* _THE TASK_:
The line containing "colors = ['#000080', '#FF00FF', '#FFFF00', '#00FFFF', '#800080']" marks the end: extract everything from the first line of the data through that line, exactly, with no pictures.

* _DATASET CONTENT_:

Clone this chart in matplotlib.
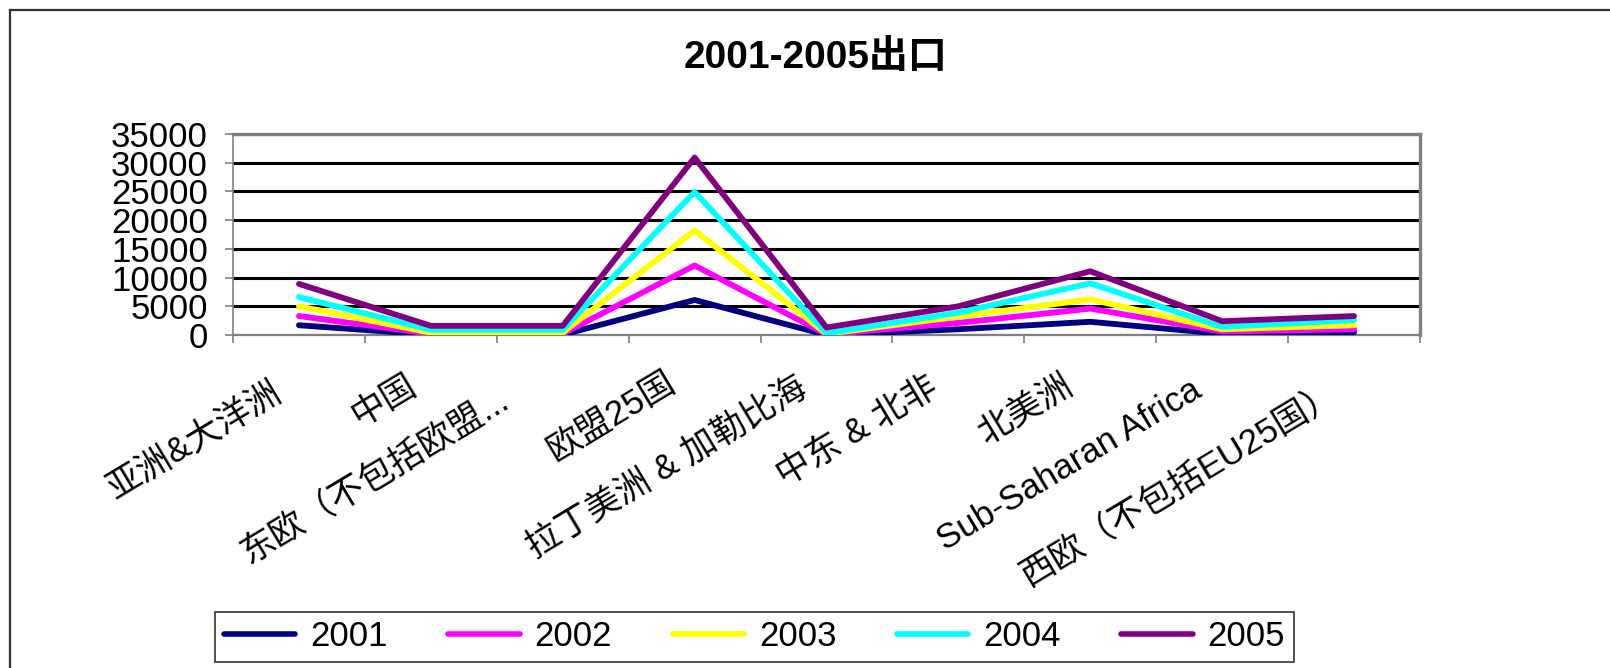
import matplotlib
matplotlib.use("Agg")
import matplotlib.pyplot as plt
from matplotlib.lines import Line2D
import numpy as np

plt.rcParams['font.family'] = ['Liberation Sans', 'Noto Sans CJK SC', 'DejaVu Sans']

# ---------------- data ----------------
categories = ['亚洲&大洋洲', '中国', '东欧（不包括欧盟...', '欧盟25国',
              '拉丁美洲 & 加勒比海', '中东 & 北非', '北美洲',
              'Sub-Saharan Africa', '西欧（不包括EU25国）']
years = ['2001', '2002', '2003', '2004', '2005']
y2001 = [1700, 50, 50, 6100, 0, 1000, 2300, 200, 500]
y2002 = [3300, 200, 200, 12100, 100, 2100, 4600, 600, 1000]
y2003 = [5000, 400, 400, 18200, 200, 3200, 6200, 1000, 1700]
y2004 = [6600, 900, 900, 24900, 300, 3900, 9000, 1400, 2600]
y2005 = [8900, 1600, 1600, 30900, 1300, 5000, 11100, 2400, 3300]
yticks = [0, 5000, 10000, 15000, 20000, 25000, 30000, 35000]
title = '2001-2005出口'

series = [y2001, y2002, y2003, y2004, y2005]
colors = ['#000080', '#FF00FF', '#FFFF00', '#00FFFF', '#800080']

# label anchor offsets (pixels) relative to category centre / axis bottom
label_dx = [-29, -26, -65, -31, -31, -32, -28, -32, -25]
label_dy = [41, 33, 49, 30, 36, 36, 33, 38, 42]

W, H = 1610, 668
fig = plt.figure(figsize=(W / 100, H / 100), dpi=100)
ax = fig.add_axes([233 / W, 1 - 335 / H, (1420 - 233) / W, (335 - 134) / H])

x = np.arange(len(categories))
for yr, vals, c in zip(years, series, colors):
    ax.plot(x, vals, color=c, lw=4.2, label=yr,
            solid_capstyle='round', solid_joinstyle='round', zorder=3)

ax.set_xlim(-0.5, len(categories) - 0.5)
ax.set_ylim(0, 35000)
ax.set_yticks(yticks)
ax.set_yticklabels([str(v) for v in yticks], fontsize=25)
ax.tick_params(axis='y', direction='out', length=6, width=1.2,
               color='#808080', pad=12)
ax.set_xticks(x)
ax.set_xticklabels([''] * len(categories))
ax.tick_params(axis='x', which='major', length=0)
ax.set_xticks(np.arange(-0.5, len(categories), 1.0), minor=True)
ax.tick_params(axis='x', which='minor', direction='out', length=6,
               width=1.2, color='#808080')

ax.set_axisbelow(True)
ax.yaxis.grid(True, color='black', lw=2.2)

for s in ['top', 'right']:
    ax.spines[s].set_color('#808080')
    ax.spines[s].set_linewidth(2.4)
ax.spines['left'].set_color('#808080')
ax.spines['left'].set_linewidth(1.2)
ax.spines['bottom'].set_color('#808080')
ax.spines['bottom'].set_linewidth(1.6)

# category labels
for i, lab in enumerate(categories):
    ax.annotate(lab, xy=(i, 0), xycoords=('data', 'axes fraction'),
                xytext=(label_dx[i] * 0.72, -label_dy[i] * 0.72),
                textcoords='offset points', ha='right', va='top',
                rotation=31, rotation_mode='anchor', fontsize=25,
                annotation_clip=False)

fig.text(815 / W, 1 - 58 / H, title, ha='center', va='center',
         fontsize=28, fontweight='bold')

leg = fig.legend(loc='center', bbox_to_anchor=(754.5 / W, 1 - 637 / H),
                 ncol=5, fontsize=25, handlelength=2.05, handletextpad=0.43,
                 columnspacing=1.75, frameon=True, fancybox=False,
                 edgecolor='black', borderpad=0.25)
leg.get_frame().set_linewidth(1.2)
for h in leg.get_lines():
    h.set_linewidth(4.0)

# outer frame (left and top edges)
fig.add_artist(Line2D([10 / W, 10 / W], [0, 1 - 10 / H], transform=fig.transFigure,
                      color='#333333', lw=1.6))
fig.add_artist(Line2D([10 / W, 1], [1 - 10 / H, 1 - 10 / H], transform=fig.transFigure,
                      color='#333333', lw=1.6))

fig.savefig('out.png', dpi=100)
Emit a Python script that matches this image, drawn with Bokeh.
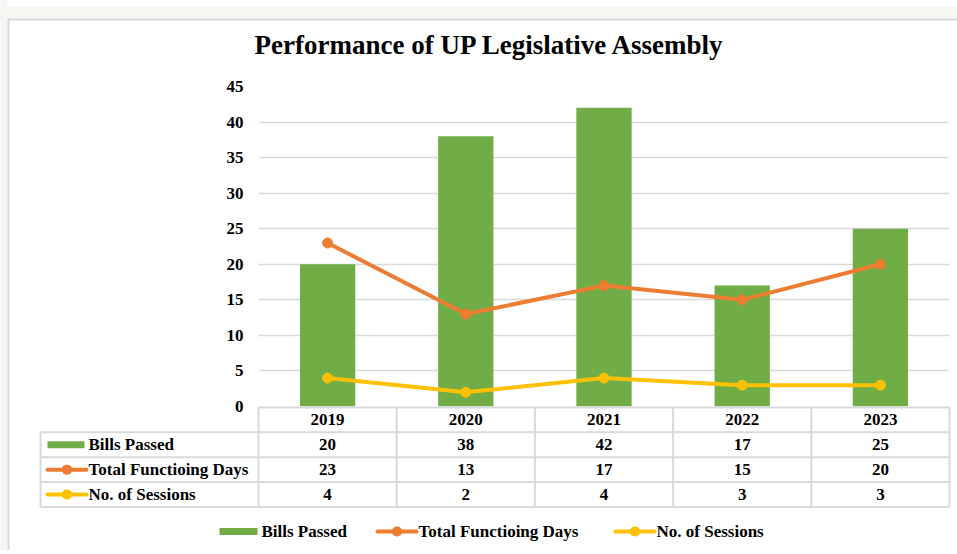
from bokeh.plotting import figure
from bokeh.models import Range1d, FactorRange, FixedTicker
from bokeh.embed import file_html
from bokeh.resources import INLINE
from bokeh.core.properties import value

# ---------------- data ----------------
years = ["2019", "2020", "2021", "2022", "2023"]
bills_passed = [20, 38, 42, 17, 25]
functioning_days = [23, 13, 17, 15, 20]
sessions = [4, 2, 4, 3, 3]
series_names = ["Bills Passed", "Total Functioing Days", "No. of Sessions"]
y_ticks = [0, 5, 10, 15, 20, 25, 30, 35, 40, 45]
title_text = "Performance of UP Legislative Assembly"

# ---------------- style / layout ----------------
GREEN = "#70ad47"
ORANGE = "#ed7d31"
YELLOW = "#ffc000"
GRID = "#d9d9d9"
PAGE = "#f7f6f2"
FONT = "Liberation Serif"
FS = "17px"

W, H = 957, 550
ORG = 0                      # observed figure origin on screen
FRAME_L, FRAME_R = 258, 8
FRAME_T = 81
frame_h = 325
FRAME_B = H - FRAME_T - frame_h
frame_w = W - FRAME_L - FRAME_R
n = len(years)
col_px = frame_w / n
ROW_H = 25.25
TABLE_TOP = ORG + FRAME_T + frame_h + 1   # screen y of table top border
frame_bottom_s = ORG + FRAME_T + frame_h
frame_top_s = ORG + FRAME_T


def row_at(sy):
    return (sy - TABLE_TOP) / ROW_H - 0.5


p = figure(width=W, height=H, x_range=FactorRange(*years), y_range=Range1d(0, 45),
           output_backend="svg", toolbar_location=None,
           min_border_left=FRAME_L, min_border_right=FRAME_R,
           min_border_top=FRAME_T, min_border_bottom=FRAME_B,
           x_axis_location=None, y_axis_location="left", title=title_text)

p.extra_y_ranges = {"tbl": Range1d(start=row_at(frame_bottom_s), end=row_at(frame_top_s))}

p.title.text_font = FONT
p.title.text_font_size = "27px"
p.title.text_font_style = "bold"
p.title.text_color = "black"
p.title.align = "left"
p.title.offset = -4
p.title.standoff = 54

p.yaxis.ticker = FixedTicker(ticks=y_ticks)
p.yaxis.axis_line_color = None
p.yaxis.major_tick_line_color = None
p.yaxis.minor_tick_line_color = None
p.yaxis.major_tick_out = 0
p.yaxis.major_tick_in = 0
p.yaxis.major_label_standoff = 15
p.yaxis.major_label_text_font = FONT
p.yaxis.major_label_text_font_size = FS
p.yaxis.major_label_text_font_style = "bold"
p.yaxis.major_label_text_color = "black"

p.xgrid.grid_line_color = None
p.ygrid.grid_line_color = GRID
p.ygrid.grid_line_width = 1.5
p.outline_line_color = None

p.vbar(x=years, top=bills_passed, width=0.4, fill_color=GREEN, line_color=None)
p.line(x=years, y=functioning_days, line_color=ORANGE, line_width=4, line_cap="round", line_join="round")
p.scatter(x=years, y=functioning_days, size=10, fill_color=ORANGE, line_color=ORANGE)
p.line(x=years, y=sessions, line_color=YELLOW, line_width=4, line_cap="round", line_join="round")
p.scatter(x=years, y=sessions, size=10, fill_color=YELLOW, line_color=YELLOW)

# ---------------- data table under the plot ----------------
# numeric x on the categorical range = synthetic coordinates (factor i centred at i + 0.5)
LBL_PX = 218
lbl_w = LBL_PX / col_px
T = dict(y_range_name="tbl", level="overlay")


def ux(sx):
    """absolute screen x -> synthetic x units of the category axis"""
    return (sx - ORG - FRAME_L) / col_px


def dot(cx, cy, c):
    # round-capped, near-zero-length stroke = 10px dot (markers outside the frame get culled)
    d = 0.2 / col_px
    p.segment(x0=[cx - d], y0=[cy], x1=[cx + d], y1=[cy], line_color=c, line_width=10,
              line_cap="round", **T)


# page chrome (screenshot frame of the original)
p.rect(x=[ux(W / 2)], y=[row_at(6)], width=(W + 20) / col_px, height=12, height_units="screen",
       fill_color=PAGE, line_color=None, **T)
p.rect(x=[ux(3.5)], y=[row_at(H / 2)], width=7 / col_px, height=H + 20, height_units="screen",
       fill_color=PAGE, line_color=None, **T)
p.segment(x0=[ux(7)], y0=[row_at(13)], x1=[ux(W + 5)], y1=[row_at(13)], line_color=GRID, line_width=2, **T)
p.segment(x0=[ux(8)], y0=[row_at(12)], x1=[ux(8)], y1=[row_at(H + 5)], line_color=GRID, line_width=2, **T)

nrows = len(series_names)
x0s, y0s, x1s, y1s = [], [], [], []
x0s.append(0); y0s.append(-0.5); x1s.append(n); y1s.append(-0.5)
for r in range(nrows + 1):
    x0s.append(-lbl_w); y0s.append(r + 0.5); x1s.append(n); y1s.append(r + 0.5)
x0s.append(-lbl_w); y0s.append(0.5); x1s.append(-lbl_w); y1s.append(nrows + 0.5)
for k in range(n + 1):
    x0s.append(k); y0s.append(-0.5); x1s.append(k); y1s.append(nrows + 0.5)
p.segment(x0=x0s, y0=y0s, x1=x1s, y1=y1s, line_color=GRID, line_width=2, **T)

txt_kw = dict(text_font=value(FONT), text_font_size=FS, text_font_style="bold",
              text_color="black", text_baseline="middle")
p.text(x=years, y=[0] * n, text=years, text_align="center", **txt_kw, **T)
for r, vals in enumerate([bills_passed, functioning_days, sessions], start=1):
    p.text(x=years, y=[r] * n, text=[str(v) for v in vals], text_align="center", **txt_kw, **T)

# row labels with their keys
p.text(x=[ux(88)] * nrows, y=list(range(1, nrows + 1)), text=series_names, text_align="left", **txt_kw, **T)
p.rect(x=[ux(65.5)], y=[1], width=37 / col_px, height=7, height_units="screen",
       fill_color=GREEN, line_color=None, **T)
for r, c in [(2, ORANGE), (3, YELLOW)]:
    p.segment(x0=[ux(47)], y0=[r], x1=[ux(86)], y1=[r], line_color=c, line_width=4, line_cap="round", **T)
    dot(ux(66.5), r, c)

# ---------------- legend at the bottom ----------------
LY = row_at(533)
leg_key_left = [219, 376, 614]
leg_colors = [GREEN, ORANGE, YELLOW]
for i, (name, c) in enumerate(zip(series_names, leg_colors)):
    kl = leg_key_left[i]
    if i == 0:
        p.rect(x=[ux(kl + 19)], y=[LY], width=38 / col_px, height=7, height_units="screen",
               fill_color=c, line_color=None, **T)
    else:
        p.segment(x0=[ux(kl + 1)], y0=[LY], x1=[ux(kl + 40)], y1=[LY], line_color=c, line_width=4,
                  line_cap="round", **T)
        dot(ux(kl + 20.5), LY, c)
    p.text(x=[ux(kl + 42)], y=[LY], text=[name], text_align="left", **txt_kw, **T)

open("out.html", "w").write(file_html(p, INLINE))
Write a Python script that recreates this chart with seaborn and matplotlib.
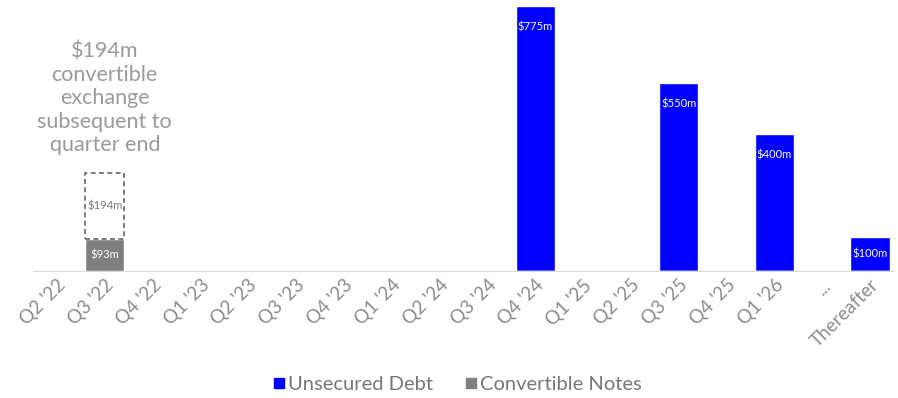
import numpy as np
import pandas as pd
import matplotlib
matplotlib.use("Agg")
import matplotlib.pyplot as plt
import seaborn as sns

# data
quarters = ["Q2 '22", "Q3 '22", "Q4 '22", "Q1 '23", "Q2 '23", "Q3 '23", "Q4 '23",
            "Q1 '24", "Q2 '24", "Q3 '24", "Q4 '24", "Q1 '25", "Q2 '25", "Q3 '25",
            "Q4 '25", "Q1 '26", "...", "Thereafter"]
unsecured = [0, 0, 0, 0, 0, 0, 0, 0, 0, 0, 775, 0, 0, 550, 0, 400, 0, 100]
convertible = [0, 93, 0, 0, 0, 0, 0, 0, 0, 0, 0, 0, 0, 0, 0, 0, 0, 0]
pending_quarter = "Q3 '22"
pending_amount = 194
note = "$194m\nconvertible\nexchange\nsubsequent to\nquarter end"

BLUE = "#0000ff"
GRAY = "#7f7f7f"
TXT = "#8c8c8c"

sns.set_style("white")
plt.rcParams["font.family"] = ["Lato", "DejaVu Sans"]

df = pd.DataFrame({
    "quarter": quarters * 2,
    "amount": unsecured + convertible,
    "series": ["Unsecured Debt"] * len(quarters) + ["Convertible Notes"] * len(quarters),
})

fig = plt.figure(figsize=(8.98, 3.98), dpi=100)
ax = fig.add_axes([33 / 898, 127 / 398, 861 / 898, 266 / 398])

sns.barplot(data=df, x="quarter", y="amount", hue="series", dodge=False,
            palette={"Unsecured Debt": BLUE, "Convertible Notes": GRAY},
            width=0.82, saturation=1, ax=ax, legend=False)

# pending exchange box, stacked on top of the convertible bar
pi = quarters.index(pending_quarter)
base = convertible[pi]
ax.bar(pi, pending_amount, bottom=base, width=0.82, fill=False,
       edgecolor="#666666", linestyle=(0, (3, 2)), linewidth=1.2)
ax.text(pi, base + pending_amount / 2, f"${pending_amount}m", ha="center", va="center",
        fontsize=8, color="#777777")

# value labels
for i, (u, c) in enumerate(zip(unsecured, convertible)):
    if u > 0:
        if u > 200:
            ax.annotate(f"${u}m", (i, u), xytext=(0, -15), textcoords="offset points",
                        ha="center", va="center", fontsize=8, color="white")
        else:
            ax.text(i, u / 2, f"${u}m", ha="center", va="center", fontsize=8, color="white")
    if c > 0:
        ax.text(i, c / 2, f"${c}m", ha="center", va="center", fontsize=8, color="white")

ax.text(pi, 505, note, ha="center", va="center", fontsize=15.5, color="#9a9a9a",
        linespacing=1.2)

ax.set_ylim(0, 778)
ax.set_xlim(-0.5, len(quarters) - 0.5)
ax.set_xlabel("")
ax.set_ylabel("")
ax.set_yticks([])
ax.tick_params(axis="x", length=0, pad=4, labelsize=13.5, labelcolor=TXT)
plt.setp(ax.get_xticklabels(), rotation=45, ha="right", rotation_mode="anchor")
for s in ["top", "right", "left"]:
    ax.spines[s].set_visible(False)
ax.spines["bottom"].set_color("#d9d9d9")

handles = [plt.Line2D([], [], marker="s", linestyle="", color=BLUE, markersize=7),
           plt.Line2D([], [], marker="s", linestyle="", color=GRAY, markersize=7)]
fig.legend(handles, ["Unsecured Debt", "Convertible Notes"], loc="center",
           bbox_to_anchor=(0.51, 14 / 398), ncol=2, frameon=False, fontsize=14.5,
           labelcolor="#777777", handlelength=0.5, handletextpad=0.2, columnspacing=1.6)

fig.savefig("out.png", dpi=100)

* _FINAL RESULT_:
Clone this chart in matplotlib.
import matplotlib
matplotlib.use("Agg")
import matplotlib.pyplot as plt
from matplotlib.lines import Line2D
import numpy as np

plt.rcParams['font.family'] = ['Liberation Sans', 'Noto Sans CJK SC', 'DejaVu Sans']

# ---------------- data ----------------
categories = ['亚洲&大洋洲', '中国', '东欧（不包括欧盟...', '欧盟25国',
              '拉丁美洲 & 加勒比海', '中东 & 北非', '北美洲',
              'Sub-Saharan Africa', '西欧（不包括EU25国）']
years = ['2001', '2002', '2003', '2004', '2005']
y2001 = [1700, 50, 50, 6100, 0, 1000, 2300, 200, 500]
y2002 = [3300, 200, 200, 12100, 100, 2100, 4600, 600, 1000]
y2003 = [5000, 400, 400, 18200, 200, 3200, 6200, 1000, 1700]
y2004 = [6600, 900, 900, 24900, 300, 3900, 9000, 1400, 2600]
y2005 = [8900, 1600, 1600, 30900, 1300, 5000, 11100, 2400, 3300]
yticks = [0, 5000, 10000, 15000, 20000, 25000, 30000, 35000]
title = '2001-2005出口'

series = [y2001, y2002, y2003, y2004, y2005]
colors = ['#000080', '#FF00FF', '#FFFF00', '#00FFFF', '#800080']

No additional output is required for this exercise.